**What to produce**
Skip the pictures. Copy all the rest of the records down exactly.

**Available records**
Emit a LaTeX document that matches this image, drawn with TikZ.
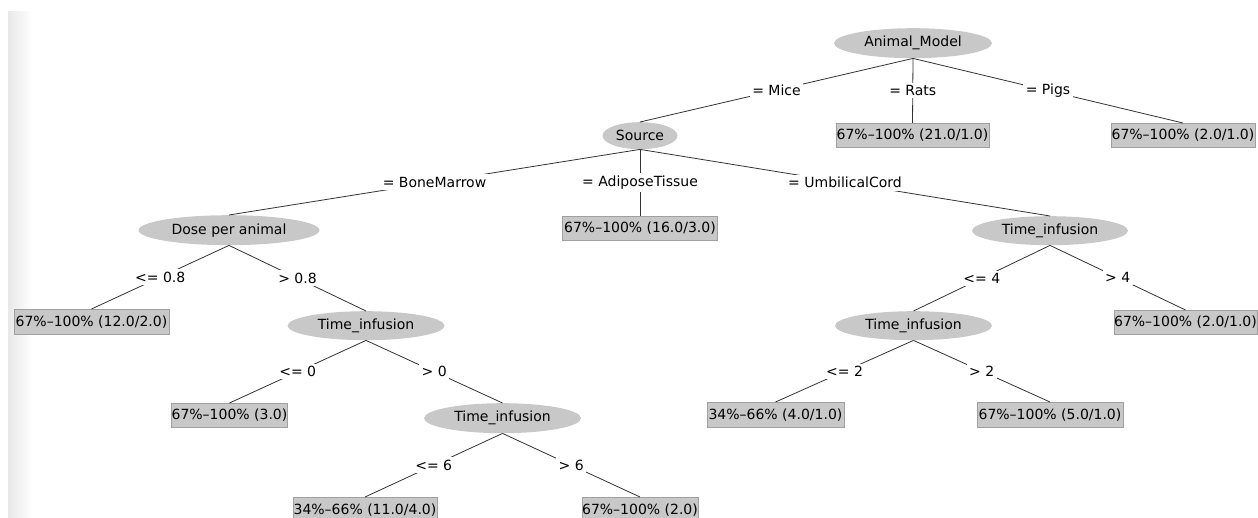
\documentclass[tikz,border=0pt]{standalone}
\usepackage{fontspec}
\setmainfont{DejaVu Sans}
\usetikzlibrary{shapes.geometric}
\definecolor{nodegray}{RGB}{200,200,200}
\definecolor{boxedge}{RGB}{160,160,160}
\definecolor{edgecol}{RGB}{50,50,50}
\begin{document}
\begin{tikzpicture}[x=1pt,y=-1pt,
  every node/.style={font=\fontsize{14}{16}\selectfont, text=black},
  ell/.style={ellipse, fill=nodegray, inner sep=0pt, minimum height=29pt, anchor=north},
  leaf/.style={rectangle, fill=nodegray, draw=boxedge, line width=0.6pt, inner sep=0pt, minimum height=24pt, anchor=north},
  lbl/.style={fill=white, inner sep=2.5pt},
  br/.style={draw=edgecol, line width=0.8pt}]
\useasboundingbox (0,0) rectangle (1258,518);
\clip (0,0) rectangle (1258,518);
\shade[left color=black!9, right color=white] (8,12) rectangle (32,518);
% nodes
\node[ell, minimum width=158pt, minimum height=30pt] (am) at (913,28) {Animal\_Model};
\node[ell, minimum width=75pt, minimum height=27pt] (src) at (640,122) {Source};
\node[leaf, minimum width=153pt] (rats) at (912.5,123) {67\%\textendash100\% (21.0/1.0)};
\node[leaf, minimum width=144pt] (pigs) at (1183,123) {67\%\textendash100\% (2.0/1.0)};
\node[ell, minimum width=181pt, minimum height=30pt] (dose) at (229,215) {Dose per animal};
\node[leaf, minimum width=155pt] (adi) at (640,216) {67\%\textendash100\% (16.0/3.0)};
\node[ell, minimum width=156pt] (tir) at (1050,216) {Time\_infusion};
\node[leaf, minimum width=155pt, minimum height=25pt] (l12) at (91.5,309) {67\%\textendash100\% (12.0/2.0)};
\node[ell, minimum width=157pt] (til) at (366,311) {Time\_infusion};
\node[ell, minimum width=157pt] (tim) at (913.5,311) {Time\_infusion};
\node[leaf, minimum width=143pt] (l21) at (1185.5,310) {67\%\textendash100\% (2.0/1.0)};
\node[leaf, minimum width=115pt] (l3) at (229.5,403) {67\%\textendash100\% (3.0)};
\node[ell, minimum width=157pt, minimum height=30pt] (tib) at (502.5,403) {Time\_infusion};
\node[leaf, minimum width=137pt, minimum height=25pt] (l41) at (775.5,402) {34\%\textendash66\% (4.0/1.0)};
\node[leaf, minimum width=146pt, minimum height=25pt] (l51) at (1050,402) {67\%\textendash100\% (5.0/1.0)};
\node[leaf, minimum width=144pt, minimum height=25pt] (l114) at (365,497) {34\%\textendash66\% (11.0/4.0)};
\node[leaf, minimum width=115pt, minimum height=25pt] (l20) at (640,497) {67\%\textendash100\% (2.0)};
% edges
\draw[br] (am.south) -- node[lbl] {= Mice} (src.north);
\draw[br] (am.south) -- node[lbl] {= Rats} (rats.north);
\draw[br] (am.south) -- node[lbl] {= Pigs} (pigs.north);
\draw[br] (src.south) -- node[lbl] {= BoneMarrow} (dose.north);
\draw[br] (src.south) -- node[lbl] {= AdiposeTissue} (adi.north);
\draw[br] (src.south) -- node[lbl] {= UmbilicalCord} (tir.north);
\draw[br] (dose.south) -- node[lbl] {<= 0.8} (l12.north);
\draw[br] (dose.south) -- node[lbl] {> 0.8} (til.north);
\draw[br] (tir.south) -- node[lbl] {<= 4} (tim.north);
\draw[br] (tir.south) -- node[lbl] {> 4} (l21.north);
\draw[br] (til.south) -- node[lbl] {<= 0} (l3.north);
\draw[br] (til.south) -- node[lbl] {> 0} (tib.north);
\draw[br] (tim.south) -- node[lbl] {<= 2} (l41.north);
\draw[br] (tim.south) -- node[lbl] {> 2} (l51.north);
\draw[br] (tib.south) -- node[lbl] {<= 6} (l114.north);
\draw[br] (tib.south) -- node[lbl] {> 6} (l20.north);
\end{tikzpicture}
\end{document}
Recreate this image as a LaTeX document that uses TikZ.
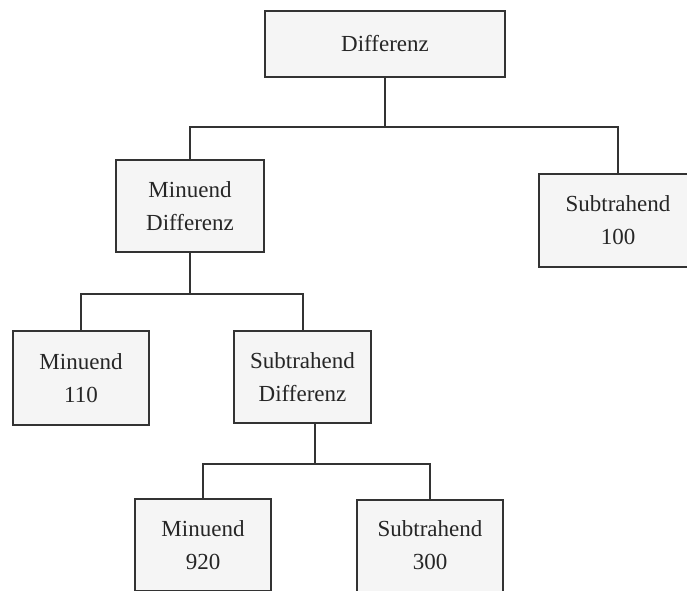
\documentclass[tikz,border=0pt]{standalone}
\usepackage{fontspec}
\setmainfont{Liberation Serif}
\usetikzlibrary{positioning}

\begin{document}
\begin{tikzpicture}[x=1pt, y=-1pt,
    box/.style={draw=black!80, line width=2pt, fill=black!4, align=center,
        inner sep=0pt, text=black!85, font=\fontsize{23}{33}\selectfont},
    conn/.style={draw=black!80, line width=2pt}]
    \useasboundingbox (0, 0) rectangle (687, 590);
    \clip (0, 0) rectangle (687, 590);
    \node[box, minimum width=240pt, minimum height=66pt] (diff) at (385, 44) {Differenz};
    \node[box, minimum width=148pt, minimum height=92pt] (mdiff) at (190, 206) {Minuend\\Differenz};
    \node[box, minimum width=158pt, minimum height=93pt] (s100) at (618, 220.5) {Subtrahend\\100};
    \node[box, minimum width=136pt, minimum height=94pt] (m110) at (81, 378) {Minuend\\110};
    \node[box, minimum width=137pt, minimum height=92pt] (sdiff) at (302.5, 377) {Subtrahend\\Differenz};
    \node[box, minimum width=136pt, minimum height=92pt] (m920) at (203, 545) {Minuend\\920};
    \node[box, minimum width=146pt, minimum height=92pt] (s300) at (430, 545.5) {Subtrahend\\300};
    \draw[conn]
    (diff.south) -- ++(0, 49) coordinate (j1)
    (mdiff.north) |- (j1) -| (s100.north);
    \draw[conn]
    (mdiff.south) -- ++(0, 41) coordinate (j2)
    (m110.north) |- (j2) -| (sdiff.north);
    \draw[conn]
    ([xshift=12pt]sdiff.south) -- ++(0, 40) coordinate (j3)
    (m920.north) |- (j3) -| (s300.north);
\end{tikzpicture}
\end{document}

**Exercise answer**
Emit a LaTeX document that matches this image, drawn with TikZ.
\documentclass[tikz,border=0pt]{standalone}
\usepackage{fontspec}
\setmainfont{DejaVu Sans}
\usetikzlibrary{shapes.geometric}
\definecolor{nodegray}{RGB}{200,200,200}
\definecolor{boxedge}{RGB}{160,160,160}
\definecolor{edgecol}{RGB}{50,50,50}
\begin{document}
\begin{tikzpicture}[x=1pt,y=-1pt,
  every node/.style={font=\fontsize{14}{16}\selectfont, text=black},
  ell/.style={ellipse, fill=nodegray, inner sep=0pt, minimum height=29pt, anchor=north},
  leaf/.style={rectangle, fill=nodegray, draw=boxedge, line width=0.6pt, inner sep=0pt, minimum height=24pt, anchor=north},
  lbl/.style={fill=white, inner sep=2.5pt},
  br/.style={draw=edgecol, line width=0.8pt}]
\useasboundingbox (0,0) rectangle (1258,518);
\clip (0,0) rectangle (1258,518);
\shade[left color=black!9, right color=white] (8,12) rectangle (32,518);
% nodes
\node[ell, minimum width=158pt, minimum height=30pt] (am) at (913,28) {Animal\_Model};
\node[ell, minimum width=75pt, minimum height=27pt] (src) at (640,122) {Source};
\node[leaf, minimum width=153pt] (rats) at (912.5,123) {67\%\textendash100\% (21.0/1.0)};
\node[leaf, minimum width=144pt] (pigs) at (1183,123) {67\%\textendash100\% (2.0/1.0)};
\node[ell, minimum width=181pt, minimum height=30pt] (dose) at (229,215) {Dose per animal};
\node[leaf, minimum width=155pt] (adi) at (640,216) {67\%\textendash100\% (16.0/3.0)};
\node[ell, minimum width=156pt] (tir) at (1050,216) {Time\_infusion};
\node[leaf, minimum width=155pt, minimum height=25pt] (l12) at (91.5,309) {67\%\textendash100\% (12.0/2.0)};
\node[ell, minimum width=157pt] (til) at (366,311) {Time\_infusion};
\node[ell, minimum width=157pt] (tim) at (913.5,311) {Time\_infusion};
\node[leaf, minimum width=143pt] (l21) at (1185.5,310) {67\%\textendash100\% (2.0/1.0)};
\node[leaf, minimum width=115pt] (l3) at (229.5,403) {67\%\textendash100\% (3.0)};
\node[ell, minimum width=157pt, minimum height=30pt] (tib) at (502.5,403) {Time\_infusion};
\node[leaf, minimum width=137pt, minimum height=25pt] (l41) at (775.5,402) {34\%\textendash66\% (4.0/1.0)};
\node[leaf, minimum width=146pt, minimum height=25pt] (l51) at (1050,402) {67\%\textendash100\% (5.0/1.0)};
\node[leaf, minimum width=144pt, minimum height=25pt] (l114) at (365,497) {34\%\textendash66\% (11.0/4.0)};
\node[leaf, minimum width=115pt, minimum height=25pt] (l20) at (640,497) {67\%\textendash100\% (2.0)};
% edges
\draw[br] (am.south) -- node[lbl] {= Mice} (src.north);
\draw[br] (am.south) -- node[lbl] {= Rats} (rats.north);
\draw[br] (am.south) -- node[lbl] {= Pigs} (pigs.north);
\draw[br] (src.south) -- node[lbl] {= BoneMarrow} (dose.north);
\draw[br] (src.south) -- node[lbl] {= AdiposeTissue} (adi.north);
\draw[br] (src.south) -- node[lbl] {= UmbilicalCord} (tir.north);
\draw[br] (dose.south) -- node[lbl] {<= 0.8} (l12.north);
\draw[br] (dose.south) -- node[lbl] {> 0.8} (til.north);
\draw[br] (tir.south) -- node[lbl] {<= 4} (tim.north);
\draw[br] (tir.south) -- node[lbl] {> 4} (l21.north);
\draw[br] (til.south) -- node[lbl] {<= 0} (l3.north);
\draw[br] (til.south) -- node[lbl] {> 0} (tib.north);
\draw[br] (tim.south) -- node[lbl] {<= 2} (l41.north);
\draw[br] (tim.south) -- node[lbl] {> 2} (l51.north);
\draw[br] (tib.south) -- node[lbl] {<= 6} (l114.north);
\draw[br] (tib.south) -- node[lbl] {> 6} (l20.north);
\end{tikzpicture}
\end{document}
Recreate this image as a LaTeX document that uses TikZ.
\documentclass[tikz,border=0pt]{standalone}
\usepackage{fontspec}
\setmainfont{Liberation Serif}
\usetikzlibrary{positioning}

\begin{document}
\begin{tikzpicture}[x=1pt, y=-1pt,
    box/.style={draw=black!80, line width=2pt, fill=black!4, align=center,
        inner sep=0pt, text=black!85, font=\fontsize{23}{33}\selectfont},
    conn/.style={draw=black!80, line width=2pt}]
    \useasboundingbox (0, 0) rectangle (687, 590);
    \clip (0, 0) rectangle (687, 590);
    \node[box, minimum width=240pt, minimum height=66pt] (diff) at (385, 44) {Differenz};
    \node[box, minimum width=148pt, minimum height=92pt] (mdiff) at (190, 206) {Minuend\\Differenz};
    \node[box, minimum width=158pt, minimum height=93pt] (s100) at (618, 220.5) {Subtrahend\\100};
    \node[box, minimum width=136pt, minimum height=94pt] (m110) at (81, 378) {Minuend\\110};
    \node[box, minimum width=137pt, minimum height=92pt] (sdiff) at (302.5, 377) {Subtrahend\\Differenz};
    \node[box, minimum width=136pt, minimum height=92pt] (m920) at (203, 545) {Minuend\\920};
    \node[box, minimum width=146pt, minimum height=92pt] (s300) at (430, 545.5) {Subtrahend\\300};
    \draw[conn]
    (diff.south) -- ++(0, 49) coordinate (j1)
    (mdiff.north) |- (j1) -| (s100.north);
    \draw[conn]
    (mdiff.south) -- ++(0, 41) coordinate (j2)
    (m110.north) |- (j2) -| (sdiff.north);
    \draw[conn]
    ([xshift=12pt]sdiff.south) -- ++(0, 40) coordinate (j3)
    (m920.north) |- (j3) -| (s300.north);
\end{tikzpicture}
\end{document}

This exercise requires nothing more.